┌──

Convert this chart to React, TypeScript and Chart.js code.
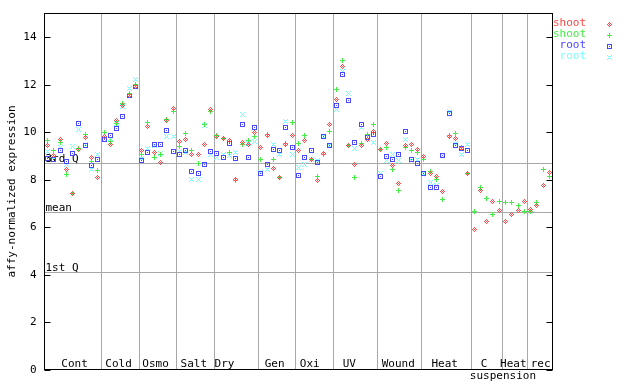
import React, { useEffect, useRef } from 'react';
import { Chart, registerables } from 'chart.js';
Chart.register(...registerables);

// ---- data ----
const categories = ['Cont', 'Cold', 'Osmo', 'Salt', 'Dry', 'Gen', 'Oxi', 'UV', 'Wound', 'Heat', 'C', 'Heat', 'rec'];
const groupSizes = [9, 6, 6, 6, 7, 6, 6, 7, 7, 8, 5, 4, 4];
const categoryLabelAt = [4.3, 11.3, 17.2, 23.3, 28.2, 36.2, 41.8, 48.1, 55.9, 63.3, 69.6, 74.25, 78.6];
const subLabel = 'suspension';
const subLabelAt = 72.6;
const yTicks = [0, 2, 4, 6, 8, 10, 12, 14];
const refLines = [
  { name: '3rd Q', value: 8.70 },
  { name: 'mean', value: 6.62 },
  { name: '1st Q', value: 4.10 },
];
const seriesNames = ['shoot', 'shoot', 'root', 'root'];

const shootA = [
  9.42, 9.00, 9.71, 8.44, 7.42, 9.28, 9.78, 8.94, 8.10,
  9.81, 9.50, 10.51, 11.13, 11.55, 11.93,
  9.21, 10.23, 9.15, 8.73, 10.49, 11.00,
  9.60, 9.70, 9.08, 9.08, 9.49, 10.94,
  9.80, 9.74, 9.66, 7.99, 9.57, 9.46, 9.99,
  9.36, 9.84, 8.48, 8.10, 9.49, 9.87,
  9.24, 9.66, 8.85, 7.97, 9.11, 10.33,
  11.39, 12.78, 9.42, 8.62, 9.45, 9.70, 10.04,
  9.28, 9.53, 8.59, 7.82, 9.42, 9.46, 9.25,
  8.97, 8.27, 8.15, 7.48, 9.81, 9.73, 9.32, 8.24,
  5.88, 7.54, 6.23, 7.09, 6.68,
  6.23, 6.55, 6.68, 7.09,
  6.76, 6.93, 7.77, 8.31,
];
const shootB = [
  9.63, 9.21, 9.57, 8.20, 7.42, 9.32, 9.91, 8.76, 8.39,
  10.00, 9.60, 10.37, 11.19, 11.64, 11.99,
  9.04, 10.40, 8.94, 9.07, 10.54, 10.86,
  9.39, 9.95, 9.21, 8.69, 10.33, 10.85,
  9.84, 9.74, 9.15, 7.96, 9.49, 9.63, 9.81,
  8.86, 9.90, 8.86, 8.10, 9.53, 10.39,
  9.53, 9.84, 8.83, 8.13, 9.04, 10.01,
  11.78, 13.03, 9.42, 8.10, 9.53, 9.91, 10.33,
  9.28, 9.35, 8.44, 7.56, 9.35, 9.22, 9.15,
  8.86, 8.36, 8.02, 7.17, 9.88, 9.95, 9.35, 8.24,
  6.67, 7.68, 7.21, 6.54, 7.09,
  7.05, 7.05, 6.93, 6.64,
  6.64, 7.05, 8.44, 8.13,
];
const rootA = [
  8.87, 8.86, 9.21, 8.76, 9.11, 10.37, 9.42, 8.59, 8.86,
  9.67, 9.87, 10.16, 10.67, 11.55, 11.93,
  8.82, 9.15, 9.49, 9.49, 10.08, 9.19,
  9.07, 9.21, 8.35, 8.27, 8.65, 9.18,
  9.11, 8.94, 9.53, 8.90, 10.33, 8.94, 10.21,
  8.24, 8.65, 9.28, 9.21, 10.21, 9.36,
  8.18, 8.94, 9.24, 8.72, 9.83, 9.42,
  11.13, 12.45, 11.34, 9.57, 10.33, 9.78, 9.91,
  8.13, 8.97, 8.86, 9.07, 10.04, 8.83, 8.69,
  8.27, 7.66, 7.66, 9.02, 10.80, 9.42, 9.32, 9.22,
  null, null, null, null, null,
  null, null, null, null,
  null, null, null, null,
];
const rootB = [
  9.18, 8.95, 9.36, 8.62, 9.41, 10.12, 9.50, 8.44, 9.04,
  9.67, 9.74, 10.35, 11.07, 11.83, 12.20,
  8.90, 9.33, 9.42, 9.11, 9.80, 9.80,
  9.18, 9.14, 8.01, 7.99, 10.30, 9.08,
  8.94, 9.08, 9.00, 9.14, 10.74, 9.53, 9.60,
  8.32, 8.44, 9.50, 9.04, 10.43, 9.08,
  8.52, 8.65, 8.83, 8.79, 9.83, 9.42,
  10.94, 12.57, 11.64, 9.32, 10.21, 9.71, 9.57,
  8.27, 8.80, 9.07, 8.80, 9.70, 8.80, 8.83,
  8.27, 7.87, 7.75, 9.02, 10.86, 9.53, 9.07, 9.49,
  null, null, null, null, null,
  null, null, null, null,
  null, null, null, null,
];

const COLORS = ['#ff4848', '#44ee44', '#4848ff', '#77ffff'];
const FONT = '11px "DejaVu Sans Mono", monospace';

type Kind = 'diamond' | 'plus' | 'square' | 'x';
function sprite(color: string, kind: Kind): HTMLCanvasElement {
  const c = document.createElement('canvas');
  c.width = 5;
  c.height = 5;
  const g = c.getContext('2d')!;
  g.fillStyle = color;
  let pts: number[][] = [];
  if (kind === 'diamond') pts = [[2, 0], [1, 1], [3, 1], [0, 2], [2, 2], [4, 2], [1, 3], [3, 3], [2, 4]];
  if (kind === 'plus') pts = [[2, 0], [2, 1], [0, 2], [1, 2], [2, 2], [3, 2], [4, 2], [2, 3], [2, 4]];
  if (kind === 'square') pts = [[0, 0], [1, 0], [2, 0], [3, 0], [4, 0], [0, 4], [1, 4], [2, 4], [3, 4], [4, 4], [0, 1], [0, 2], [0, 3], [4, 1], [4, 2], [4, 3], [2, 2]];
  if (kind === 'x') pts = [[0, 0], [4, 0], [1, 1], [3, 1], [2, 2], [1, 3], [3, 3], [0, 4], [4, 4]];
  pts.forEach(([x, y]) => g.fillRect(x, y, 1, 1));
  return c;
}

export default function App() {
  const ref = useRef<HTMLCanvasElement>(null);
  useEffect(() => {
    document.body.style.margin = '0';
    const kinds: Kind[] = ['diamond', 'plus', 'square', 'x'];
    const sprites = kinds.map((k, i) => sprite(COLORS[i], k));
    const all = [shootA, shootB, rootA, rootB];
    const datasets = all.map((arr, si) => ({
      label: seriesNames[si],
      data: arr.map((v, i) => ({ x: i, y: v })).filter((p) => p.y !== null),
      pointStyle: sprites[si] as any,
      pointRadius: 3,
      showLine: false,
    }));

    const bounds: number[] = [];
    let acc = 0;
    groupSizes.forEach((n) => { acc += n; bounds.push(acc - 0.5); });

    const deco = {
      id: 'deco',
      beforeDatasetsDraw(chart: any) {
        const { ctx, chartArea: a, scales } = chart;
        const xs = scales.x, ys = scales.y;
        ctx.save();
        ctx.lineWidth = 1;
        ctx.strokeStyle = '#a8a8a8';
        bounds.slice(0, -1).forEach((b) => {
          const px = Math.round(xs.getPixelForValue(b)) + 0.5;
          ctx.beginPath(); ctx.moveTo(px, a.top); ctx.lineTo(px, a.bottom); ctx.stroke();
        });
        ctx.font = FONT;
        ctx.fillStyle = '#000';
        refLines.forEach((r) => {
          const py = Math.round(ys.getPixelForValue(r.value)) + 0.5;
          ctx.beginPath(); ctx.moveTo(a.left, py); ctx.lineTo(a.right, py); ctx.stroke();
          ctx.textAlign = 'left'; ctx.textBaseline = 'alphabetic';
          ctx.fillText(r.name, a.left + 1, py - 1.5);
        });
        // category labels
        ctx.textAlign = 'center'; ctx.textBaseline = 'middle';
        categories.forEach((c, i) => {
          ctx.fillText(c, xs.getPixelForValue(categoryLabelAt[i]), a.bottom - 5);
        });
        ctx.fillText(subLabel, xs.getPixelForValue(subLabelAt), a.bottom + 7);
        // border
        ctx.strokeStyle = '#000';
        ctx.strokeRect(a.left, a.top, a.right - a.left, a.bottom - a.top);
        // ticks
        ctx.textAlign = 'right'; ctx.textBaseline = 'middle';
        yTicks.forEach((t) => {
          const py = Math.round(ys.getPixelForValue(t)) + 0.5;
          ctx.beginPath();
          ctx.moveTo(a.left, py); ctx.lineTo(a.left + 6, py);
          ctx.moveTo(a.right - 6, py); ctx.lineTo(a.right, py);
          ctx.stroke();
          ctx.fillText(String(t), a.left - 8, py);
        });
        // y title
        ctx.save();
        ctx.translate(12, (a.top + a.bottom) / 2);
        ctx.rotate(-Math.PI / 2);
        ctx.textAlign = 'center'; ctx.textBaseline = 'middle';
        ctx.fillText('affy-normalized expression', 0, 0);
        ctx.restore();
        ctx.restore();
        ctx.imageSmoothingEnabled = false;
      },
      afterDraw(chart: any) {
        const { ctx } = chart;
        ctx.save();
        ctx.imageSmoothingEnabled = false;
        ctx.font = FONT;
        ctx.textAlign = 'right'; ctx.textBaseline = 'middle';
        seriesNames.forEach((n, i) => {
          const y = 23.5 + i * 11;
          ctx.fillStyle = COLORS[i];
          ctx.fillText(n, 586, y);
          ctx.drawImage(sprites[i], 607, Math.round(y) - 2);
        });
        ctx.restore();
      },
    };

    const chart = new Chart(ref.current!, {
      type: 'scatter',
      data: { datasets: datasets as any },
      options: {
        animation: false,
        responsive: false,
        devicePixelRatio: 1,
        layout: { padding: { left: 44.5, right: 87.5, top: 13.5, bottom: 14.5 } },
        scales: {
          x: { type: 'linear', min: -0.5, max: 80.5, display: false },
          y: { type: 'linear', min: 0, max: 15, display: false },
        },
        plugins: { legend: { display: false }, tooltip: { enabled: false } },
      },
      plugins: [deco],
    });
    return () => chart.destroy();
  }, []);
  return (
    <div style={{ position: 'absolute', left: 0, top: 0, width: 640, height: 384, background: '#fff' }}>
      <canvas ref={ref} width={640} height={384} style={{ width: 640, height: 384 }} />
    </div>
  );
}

└──

TASK REQUIREMENTS
The lines from the start of the data through the line that contains "const seriesNames = ['shoot', 'shoot', 'root', 'root'];" are to be returned exactly, please, with both ends included and every picture left out.

SOLUTION
Convert this chart to React, TypeScript and Chart.js code.
import React, { useEffect, useRef } from 'react';
import { Chart, registerables } from 'chart.js';
Chart.register(...registerables);

// ---- data ----
const categories = ['Cont', 'Cold', 'Osmo', 'Salt', 'Dry', 'Gen', 'Oxi', 'UV', 'Wound', 'Heat', 'C', 'Heat', 'rec'];
const groupSizes = [9, 6, 6, 6, 7, 6, 6, 7, 7, 8, 5, 4, 4];
const categoryLabelAt = [4.3, 11.3, 17.2, 23.3, 28.2, 36.2, 41.8, 48.1, 55.9, 63.3, 69.6, 74.25, 78.6];
const subLabel = 'suspension';
const subLabelAt = 72.6;
const yTicks = [0, 2, 4, 6, 8, 10, 12, 14];
const refLines = [
  { name: '3rd Q', value: 8.70 },
  { name: 'mean', value: 6.62 },
  { name: '1st Q', value: 4.10 },
];
const seriesNames = ['shoot', 'shoot', 'root', 'root'];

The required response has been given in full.